You're willfully ignoring the possibility that the images you're stealing (because they were acquired apart from the content with which they were intended to be viewed) are copyrighted and their use restricted, so I imagine you should be ready and willing to withdraw them.
I, on the other hand, have licenses (GPL and others) that explicitly grant me restricted rights to use the code and to derive from it, and no evidence to cast doubt on the grantors' rights.
As for "giving up" Linux, you're right, I refuse to give it up on the basis of wild-assed, constantly changing claims from David Boies and his merry band of clueless, money-grubbing stuffed suits and their "pattern recognition experts" (a.k.a. "a couple of soon-to-be-unemployed-anyway entry level coders with a total of one year of experience between them, a shiny new copy of O'Reilly's Learning bash, and nothing better to do").
This is just like, totally, bizarre, dude. How McBride's engineers could POSSIBLY miss a blockbuster like this. POSSIBLY.
Of course, not all the shoes have dropped. After this embarrassment I would expect they are now looking for the "real McCoy" minus BSD and all the things that Caldera released for free. Or are they. More and more this is beginning to read like Alice in Wonderland complete with magic looking glass and rabbit hole and shrinker-grower mushroom and all that jazz.
It's a link to a post in this VERY SAME THREAD, birdie!
They could be that young.
Golden Eagle wrote:Not exactly.

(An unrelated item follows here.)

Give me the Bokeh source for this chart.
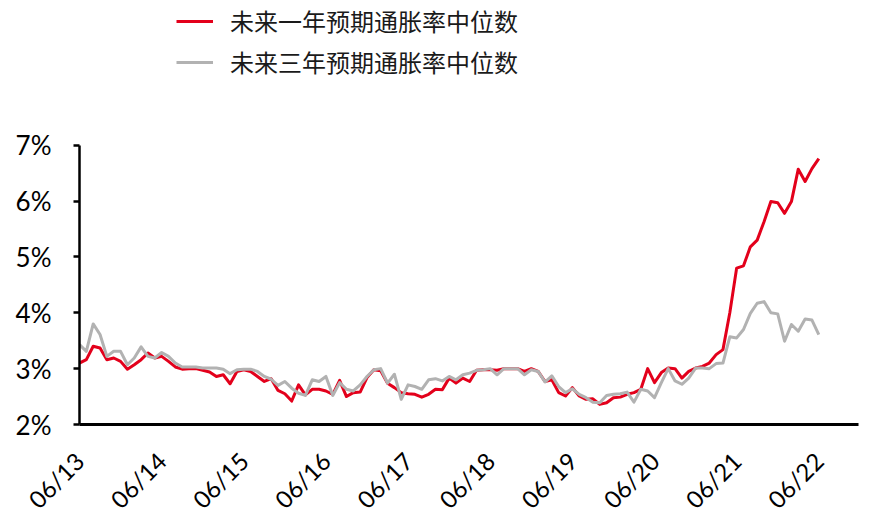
from bokeh.plotting import figure
from bokeh.models import Range1d, FixedTicker, Legend, LegendItem
from bokeh.embed import file_html
from bokeh.resources import INLINE
import math

# Monthly data, 06/2013 .. 06/2022 (percent)
one_year = [
    3.10, 3.16, 3.40, 3.37, 3.16, 3.19, 3.13, 2.99, 3.07, 3.16, 3.28, 3.19,
    3.22, 3.13, 3.03, 2.99, 3.00, 3.00, 2.97, 2.94, 2.86, 2.89, 2.73, 2.95,
    2.98, 2.95, 2.86, 2.77, 2.82, 2.61, 2.55, 2.42, 2.71, 2.53, 2.63, 2.63,
    2.60, 2.54, 2.79, 2.50, 2.57, 2.58, 2.84, 2.98, 2.96, 2.74, 2.66, 2.57,
    2.55, 2.54, 2.49, 2.54, 2.63, 2.62, 2.83, 2.74, 2.83, 2.77, 2.97, 2.98,
    2.98, 2.97, 3.00, 3.00, 3.00, 2.95, 3.00, 2.95, 2.77, 2.80, 2.57, 2.51,
    2.66, 2.51, 2.45, 2.46, 2.36, 2.39, 2.48, 2.49, 2.54, 2.57, 2.63, 3.00,
    2.75, 2.93, 3.01, 3.00, 2.83, 2.95, 3.01, 3.04, 3.10, 3.25, 3.34, 4.00,
    4.80, 4.84, 5.18, 5.30, 5.63, 5.99, 5.97, 5.78, 5.99, 6.57, 6.35, 6.58,
    6.76,
]
three_year = [
    3.43, 3.31, 3.80, 3.61, 3.22, 3.31, 3.31, 3.07, 3.19, 3.39, 3.22, 3.19,
    3.29, 3.22, 3.10, 3.03, 3.03, 3.03, 3.01, 3.01, 3.01, 2.99, 2.91, 2.98,
    2.99, 2.99, 2.95, 2.86, 2.81, 2.70, 2.77, 2.65, 2.56, 2.52, 2.80, 2.77,
    2.86, 2.52, 2.75, 2.63, 2.60, 2.71, 2.86, 2.98, 3.00, 2.74, 2.90, 2.45,
    2.71, 2.68, 2.63, 2.80, 2.82, 2.78, 2.86, 2.80, 2.89, 2.92, 2.97, 2.98,
    3.00, 2.89, 3.00, 3.00, 3.00, 2.89, 2.98, 2.95, 2.76, 2.87, 2.68, 2.57,
    2.64, 2.54, 2.48, 2.40, 2.39, 2.52, 2.54, 2.55, 2.58, 2.40, 2.63, 2.60,
    2.48, 2.75, 3.00, 2.78, 2.72, 2.83, 3.01, 3.01, 3.00, 3.09, 3.10, 3.57,
    3.55, 3.70, 3.99, 4.17, 4.20, 4.00, 3.98, 3.49, 3.79, 3.67, 3.89, 3.87,
    3.61,
]
x_tick_labels = ["06/13", "06/14", "06/15", "06/16", "06/17",
                 "06/18", "06/19", "06/20", "06/21", "06/22"]
y_ticks = [2, 3, 4, 5, 6, 7]
series_names = ["未来一年预期通胀率中位数", "未来三年预期通胀率中位数"]

months = list(range(len(one_year)))
x_ticks = [12 * k for k in range(len(x_tick_labels))]

RED = "#E3001B"
GRAY = "#B2B2B2"
TICK_FONT = "Lato"

# layout (pixels)
W, H = 869, 527
LEFT, RIGHT, BOTTOM = 79, 11, 102
AXIS_TOP_PX = 145           # where the 7% tick sits
PX_PER_PCT = 56
y_top = y_ticks[-1] + AXIS_TOP_PX / PX_PER_PCT   # frame reaches the top edge

p = figure(width=W, height=H, output_backend="svg", toolbar_location=None,
           x_range=Range1d(0, 113.8), y_range=Range1d(y_ticks[0], y_top),
           min_border_left=LEFT, min_border_right=RIGHT,
           min_border_top=0, min_border_bottom=BOTTOM)
p.outline_line_color = None
p.xgrid.visible = False
p.ygrid.visible = False
p.background_fill_color = "white"

r1 = p.line(months, one_year, line_color=RED, line_width=3, line_join="round")
r2 = p.line(months, three_year, line_color=GRAY, line_width=3, line_join="round")

# y axis (drawn only between 2% and 7%)
ya = p.yaxis[0]
ya.ticker = FixedTicker(ticks=y_ticks)
ya.bounds = (y_ticks[0], y_ticks[-1])
ya.major_label_overrides = {t: f"{t}%" for t in y_ticks}
ya.axis_line_color = "black"
ya.axis_line_width = 2.5
ya.major_tick_line_color = "black"
ya.major_tick_line_width = 2.5
ya.major_tick_out = 6
ya.major_tick_in = 0
ya.minor_tick_line_color = None
ya.major_label_text_font = TICK_FONT
ya.major_label_text_font_size = "26px"
ya.major_label_text_color = "black"
ya.major_label_standoff = 22

# x axis
xa = p.xaxis[0]
xa.ticker = FixedTicker(ticks=x_ticks)
xa.major_label_overrides = {t: lab for t, lab in zip(x_ticks, x_tick_labels)}
xa.major_label_orientation = math.pi / 4
xa.axis_line_color = "black"
xa.axis_line_width = 3
xa.major_tick_line_color = None
xa.minor_tick_line_color = None
xa.major_label_text_font = TICK_FONT
xa.major_label_text_font_size = "24px"
xa.major_label_text_color = "black"
xa.major_label_standoff = 26

legend = Legend(items=[LegendItem(label=series_names[0], renderers=[r1]),
                       LegendItem(label=series_names[1], renderers=[r2])],
                location=(97, 345))
legend.label_text_font = "Noto Sans CJK SC"
legend.label_text_font_size = "24px"
legend.label_text_color = "#1a1a1a"
legend.glyph_width = 37
legend.glyph_height = 20
legend.label_height = 20
legend.spacing = 6
legend.padding = 0
legend.margin = 0
legend.label_standoff = 17
legend.border_line_color = None
legend.background_fill_alpha = 0
p.add_layout(legend, "center")

open("out.html", "w").write(file_html(p, INLINE))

That posting does negate any attempt to claim this code as a trade secret, though.
Is that all it takes to permanently steal code these days? Just have some rogue post it on Usenet, and *BAM*, no longer yours.
Golden Eagle wrote:Well, it wasn't "illegally" made public.

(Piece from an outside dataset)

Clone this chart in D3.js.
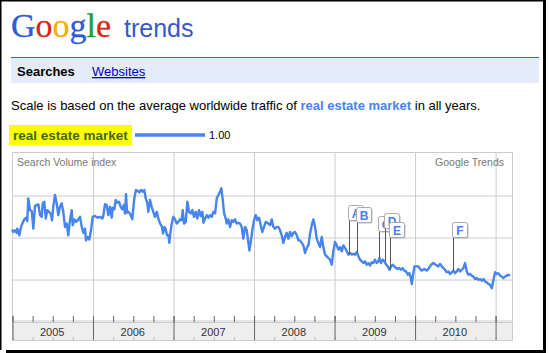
<!DOCTYPE html>
<html>
<head>
<meta charset="utf-8">
<script src="https://cdn.jsdelivr.net/npm/d3@7"></script>
<style>
  html, body { margin: 0; padding: 0; background: #fff; }
  svg { display: block; font-family: "Liberation Sans", Arial, sans-serif; }
</style>
</head>
<body>
<div id="chart"></div>
<script>
// weekly samples, position as decimal year
const sampleYears = [
  2005.000,2005.016,2005.037,2005.058,2005.066,2005.091,2005.112,2005.133,2005.153,2005.174,
  2005.190,2005.202,2005.224,2005.245,2005.265,2005.286,2005.307,2005.327,2005.348,2005.369,
  2005.381,2005.401,2005.419,2005.439,2005.460,2005.481,2005.497,2005.513,2005.534,2005.555,
  2005.575,2005.596,2005.617,2005.637,2005.658,2005.680,2005.699,2005.720,2005.742,2005.754,
  2005.774,2005.795,2005.824,2005.845,2005.866,2005.886,2005.907,2005.919,2005.940,2005.960,
  2005.981,2006.002,
  2006.031,2006.065,2006.093,2006.122,2006.134,2006.155,2006.176,2006.196,2006.217,2006.238,
  2006.251,2006.271,2006.288,2006.308,2006.329,2006.350,2006.370,2006.388,2006.404,2006.416,
  2006.429,2006.445,2006.466,2006.494,2006.519,2006.540,2006.561,2006.581,2006.602,2006.624,
  2006.643,2006.661,2006.681,2006.693,2006.714,2006.735,2006.755,2006.776,2006.798,2006.817,
  2006.839,2006.860,2006.876,2006.892,2006.909,2006.925,2006.942,2006.954,2006.966,2006.984,
  2007.004,2007.025,2007.046,2007.066,
  2007.087,2007.108,2007.120,2007.137,2007.158,2007.178,2007.199,2007.220,2007.240,2007.261,
  2007.282,2007.302,2007.323,2007.344,2007.364,2007.377,2007.398,2007.419,2007.439,2007.460,
  2007.481,2007.501,2007.522,2007.543,2007.563,2007.584,2007.600,2007.618,2007.634,2007.655,
  2007.667,2007.687,2007.708,2007.729,2007.749,2007.770,2007.791,2007.811,2007.832,2007.853,
  2007.873,2007.894,2007.916,2007.935,2007.948,2007.965,2007.985,2008.006,2008.027,2008.047,
  2008.068,2008.089,2008.109,2008.130,2008.152,
  2008.184,2008.205,2008.226,2008.246,2008.267,2008.288,2008.308,2008.329,2008.350,2008.370,
  2008.391,2008.412,2008.433,2008.453,2008.474,2008.494,2008.516,2008.537,2008.557,2008.578,
  2008.599,2008.619,2008.640,2008.661,2008.681,2008.702,2008.723,2008.743,2008.764,2008.785,
  2008.805,2008.826,2008.847,2008.867,2008.888,2008.909,2008.929,2008.950,2008.971,2008.991,
  2009.012,2009.033,2009.053,2009.075,2009.096,2009.116,2009.137,
  2009.158,2009.178,2009.199,2009.220,2009.240,2009.261,2009.282,2009.302,2009.323,2009.344,
  2009.364,2009.385,2009.406,2009.426,2009.447,2009.468,2009.488,2009.509,2009.530,2009.550,
  2009.563,2009.584,2009.604,2009.625,2009.646,2009.667,2009.687,2009.708,2009.729,2009.749,
  2009.770,2009.791,2009.811,2009.832,2009.853,2009.873,2009.894,2009.916,2009.935,2009.953,
  2009.965,2009.978,2009.998,
  2010.006,2010.047,2010.068,2010.089,2010.121,2010.151,2010.179,2010.205,2010.233,2010.263,
  2010.295,2010.317,2010.338,2010.358,2010.379,2010.400,2010.420,2010.441,2010.462,2010.482,
  2010.503,2010.524,2010.544,2010.565,2010.586,2010.606,2010.627,2010.648,2010.668,2010.689,
  2010.710,2010.730,2010.752,2010.773,2010.793,2010.814,2010.835,2010.855,2010.876,2010.897,
  2010.917,2010.938,2010.959,2010.979,2011.000,2011.021,2011.041,2011.062,2011.083,2011.103,
  2011.124,2011.145,2011.165,2011.186
];

// search volume index, relative to the average (1.00)
const searchVolume = [
  1.09,1.06,1.08,1.05,1.10,1.02,1.12,1.17,1.21,1.23,
  1.19,1.46,1.32,1.31,1.10,1.37,1.38,1.39,1.26,1.24,
  1.40,1.42,1.22,1.32,1.30,1.28,1.20,1.36,1.50,1.40,
  1.26,1.36,1.40,1.30,1.12,1.16,1.02,1.20,1.32,1.14,
  1.21,1.18,1.21,1.24,1.12,1.05,1.10,0.96,1.00,0.97,
  1.08,1.24,
  1.25,1.23,1.24,1.22,1.25,1.39,1.38,1.26,1.36,1.23,
  1.35,1.33,1.44,1.41,1.42,1.36,1.33,1.38,1.28,1.51,
  1.29,1.30,1.28,1.21,1.46,1.56,1.55,1.53,1.56,1.54,
  1.56,1.46,1.40,1.30,1.44,1.36,1.30,1.24,1.30,1.22,
  1.16,1.13,1.04,1.12,1.09,1.02,1.02,0.93,1.04,1.16,
  1.24,1.21,1.16,1.18,
  1.21,1.20,1.32,1.16,1.18,1.42,1.30,1.28,1.32,1.24,
  1.30,1.22,1.32,1.25,1.30,1.17,1.22,1.26,1.23,1.26,
  1.24,1.30,1.28,1.46,1.50,1.54,1.58,1.44,1.28,1.22,
  1.16,1.21,1.12,1.20,1.18,1.21,1.16,1.17,1.16,1.12,
  0.98,1.12,1.08,0.94,0.84,0.94,1.08,1.20,1.26,1.20,
  1.23,1.14,1.06,1.12,1.18,
  1.16,1.14,1.21,1.12,1.10,1.12,1.12,1.08,1.02,0.93,
  1.00,1.05,0.98,1.06,1.01,1.05,1.06,1.02,0.96,0.96,
  0.93,0.90,0.81,0.87,0.90,1.04,1.14,1.21,1.12,0.98,
  0.93,0.88,1.00,0.88,0.79,0.77,0.75,0.73,0.67,0.83,
  0.94,0.90,0.85,0.88,0.83,0.90,0.87,
  0.83,0.79,0.81,0.79,0.80,0.79,0.82,0.77,0.73,0.71,
  0.69,0.71,0.67,0.69,0.66,0.70,0.69,0.73,0.69,0.71,
  0.75,0.69,0.73,0.71,0.67,0.65,0.61,0.65,0.67,0.65,
  0.63,0.62,0.63,0.61,0.63,0.60,0.59,0.55,0.57,0.52,
  0.44,0.53,0.65,
  0.65,0.65,0.62,0.60,0.62,0.60,0.63,0.67,0.69,0.67,
  0.65,0.68,0.65,0.63,0.61,0.58,0.59,0.56,0.58,0.60,
  0.57,0.59,0.62,0.59,0.61,0.63,0.69,0.59,0.55,0.56,
  0.54,0.53,0.50,0.51,0.49,0.50,0.48,0.50,0.47,0.46,
  0.44,0.43,0.39,0.49,0.58,0.56,0.57,0.54,0.53,0.51,
  0.53,0.54,0.55,0.54
];

const yearLabels = ["2005", "2006", "2007", "2008", "2009", "2010"];

// news flags
const flagLetters = ["A", "B", "C", "D", "E", "F"];
const flagYears = [2009.186, 2009.290, 2009.563, 2009.634, 2009.696, 2010.482];

const term = "real estate market";
const average = "1.00";

// ---- layout
const W = 550, H = 353;
const plot = { left: 12, right: 512, top: 153, bottom: 321 };
const flagBoxTop = [205, 207, 216, 213, 222, 222];   // stacked so they don't cover each other
const blue = "#4684ee";

const data = sampleYears.map((t, i) => ({ t: t, v: searchVolume[i] }));

const svg = d3.select("#chart").append("svg")
  .attr("width", W).attr("height", H);

// screenshot frame
svg.append("line").attr("x1", 0).attr("x2", 545).attr("y1", 0.75).attr("y2", 0.75)
  .attr("stroke", "#000").attr("stroke-width", 1.5);
svg.append("line").attr("x1", 0.75).attr("x2", 0.75).attr("y1", 0).attr("y2", 350)
  .attr("stroke", "#000").attr("stroke-width", 1.5);
svg.append("line").attr("x1", 544.5).attr("x2", 544.5).attr("y1", 0).attr("y2", 353)
  .attr("stroke", "#000").attr("stroke-width", 3);
svg.append("line").attr("x1", 6).attr("x2", 546).attr("y1", 351.5).attr("y2", 351.5)
  .attr("stroke", "#000").attr("stroke-width", 3);

// ---- header: logo
const logo = svg.append("text")
  .attr("x", 11).attr("y", 37)
  .style("font-family", "'Liberation Serif', 'DejaVu Serif', serif")
  .style("font-size", "34px")
  .attr("stroke-width", 0.3);
[["G", "#2d5bd8"], ["o", "#d8261b"], ["o", "#f0b000"], ["g", "#2d5bd8"], ["l", "#1f9e30"], ["e", "#d8261b"]]
  .forEach(([ch, c]) => logo.append("tspan").text(ch).attr("fill", c).attr("stroke", c));

svg.append("text")
  .attr("x", 124).attr("y", 37)
  .attr("fill", "#3659c4")
  .style("font-size", "25px")
  .text("trends");

// tab band
svg.append("rect").attr("x", 11).attr("y", 57).attr("width", 528).attr("height", 26)
  .attr("fill", "#e5ecf9");
svg.append("line").attr("x1", 11).attr("x2", 539).attr("y1", 57.5).attr("y2", 57.5)
  .attr("stroke", "#3366cc").attr("stroke-width", 1);
svg.append("text").attr("x", 17).attr("y", 76)
  .style("font-size", "13px").style("font-weight", "bold").attr("fill", "#000")
  .text("Searches");
svg.append("text").attr("x", 92).attr("y", 76)
  .style("font-size", "13px").attr("fill", "#0000cc")
  .style("text-decoration", "underline")
  .text("Websites");

// scale sentence
const scaleText = svg.append("text").attr("x", 11).attr("y", 110)
  .style("font-size", "13px").attr("fill", "#000");
scaleText.append("tspan").text("Scale is based on the average worldwide traffic of ");
scaleText.append("tspan").text(term).attr("fill", blue).style("font-weight", "bold");
scaleText.append("tspan").text(" in all years.");

// legend
svg.append("rect").attr("x", 9).attr("y", 125).attr("width", 123).attr("height", 20)
  .attr("fill", "#ffff00");
svg.append("text").attr("x", 13).attr("y", 140)
  .style("font-size", "13.5px").style("font-weight", "bold").attr("fill", "#3d6b00")
  .text(term);
svg.append("line").attr("x1", 135).attr("x2", 205).attr("y1", 135).attr("y2", 135)
  .attr("stroke", blue).attr("stroke-width", 3.5);
svg.append("text").attr("x", 209).attr("y", 139)
  .style("font-size", "11px").attr("fill", "#000")
  .text(average);

// ---- chart
const x = d3.scaleLinear().domain([2005, 2011.21]).range([plot.left, plot.right]);
const y = d3.scaleLinear().domain([0, 2]).range([plot.bottom, plot.top]);

const g = svg.append("g");

g.append("rect")
  .attr("x", plot.left + 0.5).attr("y", plot.top - 0.5)
  .attr("width", plot.right - plot.left).attr("height", plot.bottom - plot.top + 0.5)
  .attr("fill", "#fff").attr("stroke", "#cccccc");

// horizontal grid
g.append("g")
  .attr("transform", `translate(${plot.left},0)`)
  .call(d3.axisLeft(y).tickValues([0.5, 1, 1.5]).tickSize(-(plot.right - plot.left)).tickFormat(""))
  .call(a => a.select(".domain").remove())
  .call(a => a.selectAll("line").attr("stroke", "#cccccc").attr("transform", "translate(0,0.5)"));

// vertical year grid
const yearTicks = d3.range(2006, 2012);
g.append("g")
  .attr("transform", `translate(0,${plot.bottom})`)
  .call(d3.axisTop(x).tickValues(yearTicks).tickSize(plot.bottom - plot.top).tickFormat(""))
  .call(a => a.select(".domain").remove())
  .call(a => a.selectAll("line").attr("stroke", "#cccccc").attr("transform", "translate(0.5,0)"));

g.append("text").attr("x", plot.left + 5).attr("y", 166)
  .style("font-size", "10.5px").attr("fill", "#777")
  .text("Search Volume index");
g.append("text").attr("x", plot.right - 8).attr("y", 166)
  .attr("text-anchor", "end")
  .style("font-size", "10.5px").attr("fill", "#777")
  .text("Google Trends");

// date band under the plot
const bandTop = plot.bottom + 1, bandBottom = 340;
g.append("rect")
  .attr("x", plot.left + 0.5).attr("y", bandTop + 0.5)
  .attr("width", plot.right - plot.left).attr("height", bandBottom - bandTop)
  .attr("fill", "#eeeeee").attr("stroke", "#cccccc");

// quarter ticks
const quarterTicks = d3.range(2005, 2011.2, 0.25);
g.append("g")
  .attr("transform", `translate(0,${plot.bottom + 1})`)
  .call(d3.axisTop(x).tickValues(quarterTicks).tickSize(6).tickFormat(""))
  .call(a => a.select(".domain").remove())
  .call(a => a.selectAll("line").attr("stroke", "#666").attr("transform", "translate(0.5,0)"));
g.append("g")
  .attr("transform", `translate(0,${bandBottom})`)
  .call(d3.axisTop(x).tickValues(quarterTicks).tickSize(3).tickFormat(""))
  .call(a => a.select(".domain").remove())
  .call(a => a.selectAll("line").attr("stroke", "#bbb").attr("transform", "translate(0.5,0)"));

// year separators in the band
g.append("g")
  .attr("transform", `translate(0,${bandBottom})`)
  .call(d3.axisTop(x).tickValues(d3.range(2005, 2012)).tickSize(bandBottom - plot.bottom + 5).tickFormat(""))
  .call(a => a.select(".domain").remove())
  .call(a => a.selectAll("line").attr("stroke", "#666").attr("transform", "translate(0.5,0)"));

// year labels centred in each year
g.selectAll(".year-label")
  .data(yearLabels)
  .join("text")
  .attr("class", "year-label")
  .attr("x", d => x(+d + 0.5))
  .attr("y", 336)
  .attr("text-anchor", "middle")
  .style("font-size", "11px").attr("fill", "#333")
  .text(d => d);

// the series
const line = d3.line().x(d => x(d.t)).y(d => y(d.v));
g.append("path")
  .datum(data)
  .attr("fill", "none")
  .attr("stroke", blue)
  .attr("stroke-width", 2.4)
  .attr("stroke-linejoin", "round")
  .attr("d", line);

// flags
const bis = d3.bisector(d => d.t).center;
const flags = flagLetters.map((l, i) => {
  const pt = data[bis(data, flagYears[i])];
  return { letter: l, t: flagYears[i], v: pt.v, top: flagBoxTop[i] };
});

const fg = g.selectAll(".flag").data(flags).join("g").attr("class", "flag");
fg.append("line")
  .attr("x1", d => Math.round(x(d.t)) + 0.5).attr("x2", d => Math.round(x(d.t)) + 0.5)
  .attr("y1", d => d.top + 15).attr("y2", d => y(d.v))
  .attr("stroke", "#555");
fg.append("rect")
  .attr("x", d => Math.round(x(d.t)) + 0.5).attr("y", d => d.top + 1.5)
  .attr("width", 15).attr("height", 15).attr("rx", 2)
  .attr("fill", "#bbb");
fg.append("rect")
  .attr("x", d => Math.round(x(d.t)) - 0.5).attr("y", d => d.top + 0.5)
  .attr("width", 15).attr("height", 15).attr("rx", 2)
  .attr("fill", "#fff").attr("stroke", "#aaa");
fg.append("text")
  .attr("x", d => Math.round(x(d.t)) + 7)
  .attr("y", d => d.top + 12.5)
  .attr("text-anchor", "middle")
  .style("font-size", "12px").style("font-weight", "bold")
  .attr("fill", "#4a80e8")
  .text(d => d.letter);
</script>
</body>
</html>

It actually makes sense that if SCO was willing to show any portion of their evidence in public, it might be something that was already 'public', even if illegally.

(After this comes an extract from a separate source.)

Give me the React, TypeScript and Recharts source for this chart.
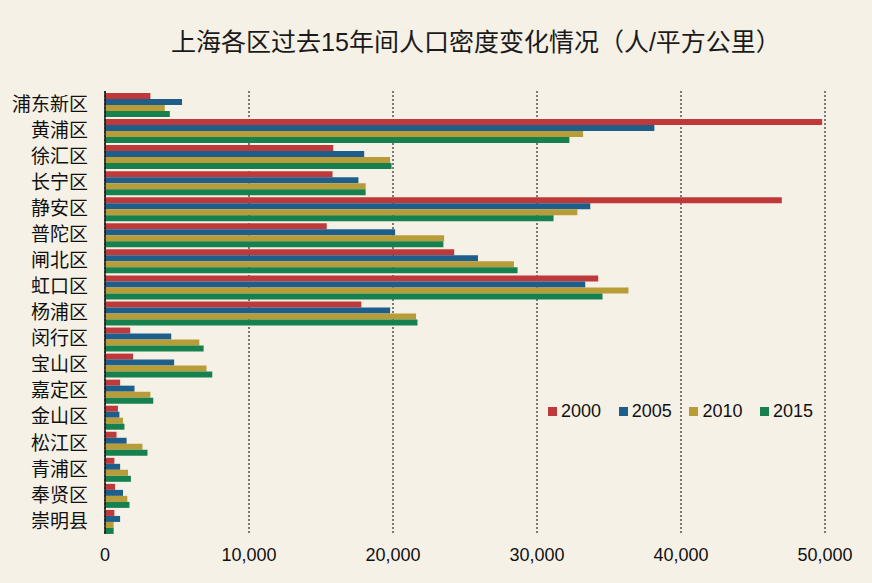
import { BarChart, Bar, XAxis, YAxis, CartesianGrid, Legend } from 'recharts';

const districts = [
  '浦东新区', '黄浦区', '徐汇区', '长宁区', '静安区', '普陀区', '闸北区', '虹口区', '杨浦区',
  '闵行区', '宝山区', '嘉定区', '金山区', '松江区', '青浦区', '奉贤区', '崇明县',
];

const y2000 = [3150, 49800, 15850, 15800, 47000, 15400, 24250, 34250, 17800, 1750, 1950, 1050, 900, 800, 650, 700, 650];
const y2005 = [5350, 38150, 18000, 17600, 33700, 20150, 25900, 33350, 19800, 4600, 4800, 2050, 1000, 1500, 1050, 1250, 1050];
const y2010 = [4150, 33200, 19800, 18100, 32800, 23550, 28400, 36350, 21600, 6550, 7050, 3150, 1250, 2600, 1600, 1550, 600];
const y2015 = [4500, 32250, 19900, 18100, 31150, 23500, 28650, 34550, 21700, 6850, 7450, 3350, 1350, 2950, 1800, 1700, 600];

const xTicks = [0, 10000, 20000, 30000, 40000, 50000];

const series = [
  { key: 'y2000', name: '2000', color: '#c0393a' },
  { key: 'y2005', name: '2005', color: '#1d5f8a' },
  { key: 'y2010', name: '2010', color: '#b89c38' },
  { key: 'y2015', name: '2015', color: '#17804f' },
];

const data = districts.map((name, i) => ({
  name,
  y2000: y2000[i],
  y2005: y2005[i],
  y2010: y2010[i],
  y2015: y2015[i],
}));

const FONT = '"Liberation Sans", Arial, "Noto Sans CJK SC", sans-serif';

// legend drawn by hand so the spacing matches the original
const LegendBox = () => (
  <div style={{ display: 'flex', fontFamily: FONT, fontSize: 18, color: '#111' }}>
    {series.map(s => (
      <div key={s.key} style={{ display: 'flex', alignItems: 'center', width: 70.7 }}>
        <span style={{ display: 'inline-block', width: 9, height: 9, background: s.color, marginRight: 4 }} />
        <span>{s.name}</span>
      </div>
    ))}
  </div>
);

const App = () => {
  return (
    <div style={{ position: 'absolute', left: 0, top: 0, width: 872, height: 583, background: '#f6f1e6' }}>
      <div
        style={{
          position: 'absolute',
          left: 0,
          top: 26,
          width: 952,
          textAlign: 'center',
          fontFamily: FONT,
          fontSize: 25,
          color: '#1a1a1a',
          lineHeight: '32px',
        }}
      >
        上海各区过去15年间人口密度变化情况（人/平方公里）
      </div>
      <BarChart
        width={872}
        height={583}
        data={data}
        layout="vertical"
        margin={{ top: 91, right: 47, left: 0, bottom: 9 }}
        barCategoryGap={2}
        barGap={0}
        style={{ position: 'absolute', left: 0, top: 0 }}
      >
        <CartesianGrid horizontal={false} stroke="#7a7a7a" strokeWidth={2} strokeDasharray="2 2" />
        <XAxis
          type="number"
          domain={[0, 50000]}
          ticks={xTicks}
          axisLine={false}
          tickLine={false}
          tickSize={6}
          tickMargin={8}
          height={40}
          tickFormatter={(v: number) => v.toLocaleString('en-US')}
          tick={{ fontSize: 18, fill: '#111', fontFamily: FONT }}
        />
        <YAxis
          type="category"
          dataKey="name"
          width={105}
          axisLine={{ stroke: '#111', strokeWidth: 1.5 }}
          tickLine={false}
          tickSize={6}
          tickMargin={11}
          interval={0}
          tick={{ fontSize: 19, fill: '#111', fontFamily: FONT }}
        />
        <Legend
          content={<LegendBox />}
          layout="horizontal"
          verticalAlign="middle"
          align="center"
          wrapperStyle={{ left: 548, top: 401, width: 300 }}
        />
        {series.map(s => (
          <Bar key={s.key} dataKey={s.key} name={s.name} fill={s.color} isAnimationActive={false} />
        ))}
      </BarChart>
    </div>
  );
};

export default App;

In 1993 or 1994, in the settlement between Novell (as successor to AT&T UNIX Systems Labs, and a predecessor in interest to The SCO Group) and BSD, Novell and USL agreed that BSD had full rights to this code (among many other things). BSD almost immediately released everything they got in the USL/Novell settlement under an open source license with almost no restrictions on use in derivative works.
In 1996, the Santa Cruz Operation published this code in a book with no restrictions on it's use. Actually, a very similar piece of code was published without any explicit restrictions in a book in 1978, and this code appears without restrictions in many other books, too. The fair use doctrine allows the use of small sections of computer code from books without attribution or license.
Then, again in 2002, Caldera (the same company as The SCO Group, but before the name change) released this code under an open source license.
If the code in Linux came from BSD, or from any of the other sources I've mentioned, then it is not an infringement. Even if the Linux infringement pre-dated the 1994 release by BSD, the BSD license (and the Caldera license) effectively establishes the actual value of the damages at zero. That's also the value of any license that SCO wants to sell me on this particular piece of code. I'm not sure that this code is running on any of my Linux machines, but if it is, I wouldn't pay money for a license to it because it is widely available as free code.
Pinging Nick to this thread -- IIRC, he posted a good explanation of the booby traps in SCO's "non-disclosure agreement".
You have no proof of that, that I've seen. BSD could have gotten it from ATT, if you have proof of where it first originated other than "from BSD" by all means let's see it. But on other forums of many more knowledgable than you this is still a question.